__Task details__:
Can you print the data exactly and leave out each image?

__Recorded data__:
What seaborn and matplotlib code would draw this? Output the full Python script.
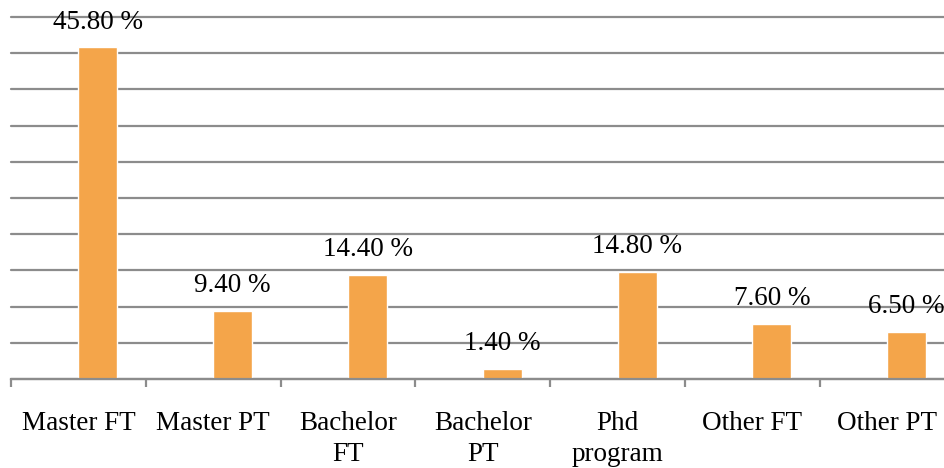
import matplotlib
matplotlib.use("Agg")
import matplotlib.pyplot as plt
import seaborn as sns
import pandas as pd
import numpy as np

categories = ["Master FT", "Master PT", "Bachelor\nFT", "Bachelor\nPT",
              "Phd\nprogram", "Other FT", "Other PT"]
shares = [45.8, 9.4, 14.4, 1.4, 14.8, 7.6, 6.5]
series_name = "Share"
y_max = 50
y_step = 5

sns.set_theme(style="white")
plt.rcParams["font.family"] = ["Liberation Serif", "DejaVu Serif"]

df = pd.DataFrame({"category": categories, "share": shares, "series": series_name})

fig = plt.figure(figsize=(9.44, 4.68), dpi=100)
cat_px = 134.8
ax = fig.add_axes([11 / 944, 89 / 468, 7 * cat_px / 944, 362 / 468])

bar_color = "#F4A54A"
grid_color = "#8C8C8C"

# Clustered layout with an empty leading series, so bars sit right of centre
sns.barplot(data=df, x="category", y="share", hue="series",
            hue_order=["", series_name], palette={"": bar_color, series_name: bar_color},
            order=categories, width=0.58, dodge=True, legend=False,
            saturation=1, ax=ax, errorbar=None)

ax.set_xlim(-0.5, len(categories) - 0.5)
ax.set_ylim(0, y_max)
ax.set_yticks(np.arange(0, y_max + 0.1, y_step))
ax.yaxis.grid(True, color=grid_color, linewidth=1.6)
for gl in ax.get_ygridlines():
    gl.set_clip_on(False)
ax.set_axisbelow(True)
ax.tick_params(axis="y", left=False, labelleft=False)
ax.set_xlabel("")
ax.set_ylabel("")

for side in ["left", "right", "top"]:
    ax.spines[side].set_visible(False)
ax.spines["bottom"].set_color(grid_color)
ax.spines["bottom"].set_linewidth(1.6)

ax.set_xticks(range(len(categories)))
ax.set_xticklabels(categories, fontsize=19.5, color="black", linespacing=1.3)
ax.tick_params(axis="x", which="major", length=0, pad=23)
ax.set_xticks(np.arange(-0.5, len(categories)), minor=True)
ax.tick_params(axis="x", which="minor", bottom=True, length=5.5, width=1.6,
               color=grid_color, direction="out")
for lab in ax.get_xticklabels():
    lab.set_verticalalignment("top")

for container in ax.containers:
    vals = [p.get_height() for p in container]
    if any(np.isfinite(v) and v > 0 for v in vals):
        ax.bar_label(container, labels=[f"{v:.2f} %" for v in vals],
                     padding=9, fontsize=19.5, color="black")

fig.savefig("out.png", dpi=100)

__Answer for the task__:
What seaborn and matplotlib code would draw this? Output the full Python script.
import matplotlib
matplotlib.use("Agg")
import matplotlib.pyplot as plt
import seaborn as sns
import pandas as pd
import numpy as np

categories = ["Master FT", "Master PT", "Bachelor\nFT", "Bachelor\nPT",
              "Phd\nprogram", "Other FT", "Other PT"]
shares = [45.8, 9.4, 14.4, 1.4, 14.8, 7.6, 6.5]
series_name = "Share"
y_max = 50
y_step = 5

sns.set_theme(style="white")
plt.rcParams["font.family"] = ["Liberation Serif", "DejaVu Serif"]

df = pd.DataFrame({"category": categories, "share": shares, "series": series_name})

fig = plt.figure(figsize=(9.44, 4.68), dpi=100)
cat_px = 134.8
ax = fig.add_axes([11 / 944, 89 / 468, 7 * cat_px / 944, 362 / 468])

bar_color = "#F4A54A"
grid_color = "#8C8C8C"

# Clustered layout with an empty leading series, so bars sit right of centre
sns.barplot(data=df, x="category", y="share", hue="series",
            hue_order=["", series_name], palette={"": bar_color, series_name: bar_color},
            order=categories, width=0.58, dodge=True, legend=False,
            saturation=1, ax=ax, errorbar=None)

ax.set_xlim(-0.5, len(categories) - 0.5)
ax.set_ylim(0, y_max)
ax.set_yticks(np.arange(0, y_max + 0.1, y_step))
ax.yaxis.grid(True, color=grid_color, linewidth=1.6)
for gl in ax.get_ygridlines():
    gl.set_clip_on(False)
ax.set_axisbelow(True)
ax.tick_params(axis="y", left=False, labelleft=False)
ax.set_xlabel("")
ax.set_ylabel("")

for side in ["left", "right", "top"]:
    ax.spines[side].set_visible(False)
ax.spines["bottom"].set_color(grid_color)
ax.spines["bottom"].set_linewidth(1.6)

ax.set_xticks(range(len(categories)))
ax.set_xticklabels(categories, fontsize=19.5, color="black", linespacing=1.3)
ax.tick_params(axis="x", which="major", length=0, pad=23)
ax.set_xticks(np.arange(-0.5, len(categories)), minor=True)
ax.tick_params(axis="x", which="minor", bottom=True, length=5.5, width=1.6,
               color=grid_color, direction="out")
for lab in ax.get_xticklabels():
    lab.set_verticalalignment("top")

for container in ax.containers:
    vals = [p.get_height() for p in container]
    if any(np.isfinite(v) and v > 0 for v in vals):
        ax.bar_label(container, labels=[f"{v:.2f} %" for v in vals],
                     padding=9, fontsize=19.5, color="black")

fig.savefig("out.png", dpi=100)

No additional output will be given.